### PROVIDED DATA
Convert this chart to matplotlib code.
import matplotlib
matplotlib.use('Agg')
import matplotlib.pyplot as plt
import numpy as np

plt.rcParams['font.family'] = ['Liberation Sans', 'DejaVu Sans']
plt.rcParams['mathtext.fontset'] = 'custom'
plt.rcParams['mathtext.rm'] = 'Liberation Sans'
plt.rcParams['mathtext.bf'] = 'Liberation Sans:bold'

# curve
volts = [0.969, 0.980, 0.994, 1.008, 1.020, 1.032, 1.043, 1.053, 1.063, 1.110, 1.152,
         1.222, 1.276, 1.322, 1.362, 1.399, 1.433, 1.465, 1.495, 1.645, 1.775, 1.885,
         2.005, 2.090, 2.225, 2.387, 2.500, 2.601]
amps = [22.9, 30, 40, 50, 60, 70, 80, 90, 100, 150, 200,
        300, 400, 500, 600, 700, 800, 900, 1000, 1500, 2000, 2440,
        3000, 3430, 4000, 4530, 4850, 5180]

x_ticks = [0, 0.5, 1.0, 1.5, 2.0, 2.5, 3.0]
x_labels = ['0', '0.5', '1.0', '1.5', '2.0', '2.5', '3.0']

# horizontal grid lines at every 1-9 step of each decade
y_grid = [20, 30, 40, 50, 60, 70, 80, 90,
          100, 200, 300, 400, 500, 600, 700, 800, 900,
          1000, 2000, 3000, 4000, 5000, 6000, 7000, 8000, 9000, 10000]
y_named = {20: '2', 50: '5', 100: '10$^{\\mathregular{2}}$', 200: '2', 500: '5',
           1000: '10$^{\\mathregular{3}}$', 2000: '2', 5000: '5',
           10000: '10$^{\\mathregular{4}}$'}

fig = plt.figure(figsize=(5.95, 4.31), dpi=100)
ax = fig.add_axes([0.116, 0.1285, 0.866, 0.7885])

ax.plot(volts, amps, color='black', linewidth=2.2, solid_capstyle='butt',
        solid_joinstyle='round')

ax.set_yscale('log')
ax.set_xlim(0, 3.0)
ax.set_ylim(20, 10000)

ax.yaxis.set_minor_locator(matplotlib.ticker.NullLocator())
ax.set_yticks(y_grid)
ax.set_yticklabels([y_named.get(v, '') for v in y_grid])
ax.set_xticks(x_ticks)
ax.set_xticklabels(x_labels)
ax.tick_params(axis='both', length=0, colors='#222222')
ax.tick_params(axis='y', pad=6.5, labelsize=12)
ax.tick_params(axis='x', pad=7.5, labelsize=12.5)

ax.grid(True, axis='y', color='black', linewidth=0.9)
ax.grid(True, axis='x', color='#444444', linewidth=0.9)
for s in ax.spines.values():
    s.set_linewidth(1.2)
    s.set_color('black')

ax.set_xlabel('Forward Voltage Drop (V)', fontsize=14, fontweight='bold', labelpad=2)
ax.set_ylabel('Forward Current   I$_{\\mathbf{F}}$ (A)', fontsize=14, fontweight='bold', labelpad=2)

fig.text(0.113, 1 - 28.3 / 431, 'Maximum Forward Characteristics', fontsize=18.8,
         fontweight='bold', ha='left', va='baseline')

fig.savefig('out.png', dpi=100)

### AIM
Quote the data in full, keeping each word unchanged.

### RESPONSE
Convert this chart to matplotlib code.
import matplotlib
matplotlib.use('Agg')
import matplotlib.pyplot as plt
import numpy as np

plt.rcParams['font.family'] = ['Liberation Sans', 'DejaVu Sans']
plt.rcParams['mathtext.fontset'] = 'custom'
plt.rcParams['mathtext.rm'] = 'Liberation Sans'
plt.rcParams['mathtext.bf'] = 'Liberation Sans:bold'

# curve
volts = [0.969, 0.980, 0.994, 1.008, 1.020, 1.032, 1.043, 1.053, 1.063, 1.110, 1.152,
         1.222, 1.276, 1.322, 1.362, 1.399, 1.433, 1.465, 1.495, 1.645, 1.775, 1.885,
         2.005, 2.090, 2.225, 2.387, 2.500, 2.601]
amps = [22.9, 30, 40, 50, 60, 70, 80, 90, 100, 150, 200,
        300, 400, 500, 600, 700, 800, 900, 1000, 1500, 2000, 2440,
        3000, 3430, 4000, 4530, 4850, 5180]

x_ticks = [0, 0.5, 1.0, 1.5, 2.0, 2.5, 3.0]
x_labels = ['0', '0.5', '1.0', '1.5', '2.0', '2.5', '3.0']

# horizontal grid lines at every 1-9 step of each decade
y_grid = [20, 30, 40, 50, 60, 70, 80, 90,
          100, 200, 300, 400, 500, 600, 700, 800, 900,
          1000, 2000, 3000, 4000, 5000, 6000, 7000, 8000, 9000, 10000]
y_named = {20: '2', 50: '5', 100: '10$^{\\mathregular{2}}$', 200: '2', 500: '5',
           1000: '10$^{\\mathregular{3}}$', 2000: '2', 5000: '5',
           10000: '10$^{\\mathregular{4}}$'}

fig = plt.figure(figsize=(5.95, 4.31), dpi=100)
ax = fig.add_axes([0.116, 0.1285, 0.866, 0.7885])

ax.plot(volts, amps, color='black', linewidth=2.2, solid_capstyle='butt',
        solid_joinstyle='round')

ax.set_yscale('log')
ax.set_xlim(0, 3.0)
ax.set_ylim(20, 10000)

ax.yaxis.set_minor_locator(matplotlib.ticker.NullLocator())
ax.set_yticks(y_grid)
ax.set_yticklabels([y_named.get(v, '') for v in y_grid])
ax.set_xticks(x_ticks)
ax.set_xticklabels(x_labels)
ax.tick_params(axis='both', length=0, colors='#222222')
ax.tick_params(axis='y', pad=6.5, labelsize=12)
ax.tick_params(axis='x', pad=7.5, labelsize=12.5)

ax.grid(True, axis='y', color='black', linewidth=0.9)
ax.grid(True, axis='x', color='#444444', linewidth=0.9)
for s in ax.spines.values():
    s.set_linewidth(1.2)
    s.set_color('black')

ax.set_xlabel('Forward Voltage Drop (V)', fontsize=14, fontweight='bold', labelpad=2)
ax.set_ylabel('Forward Current   I$_{\\mathbf{F}}$ (A)', fontsize=14, fontweight='bold', labelpad=2)

fig.text(0.113, 1 - 28.3 / 431, 'Maximum Forward Characteristics', fontsize=18.8,
         fontweight='bold', ha='left', va='baseline')

fig.savefig('out.png', dpi=100)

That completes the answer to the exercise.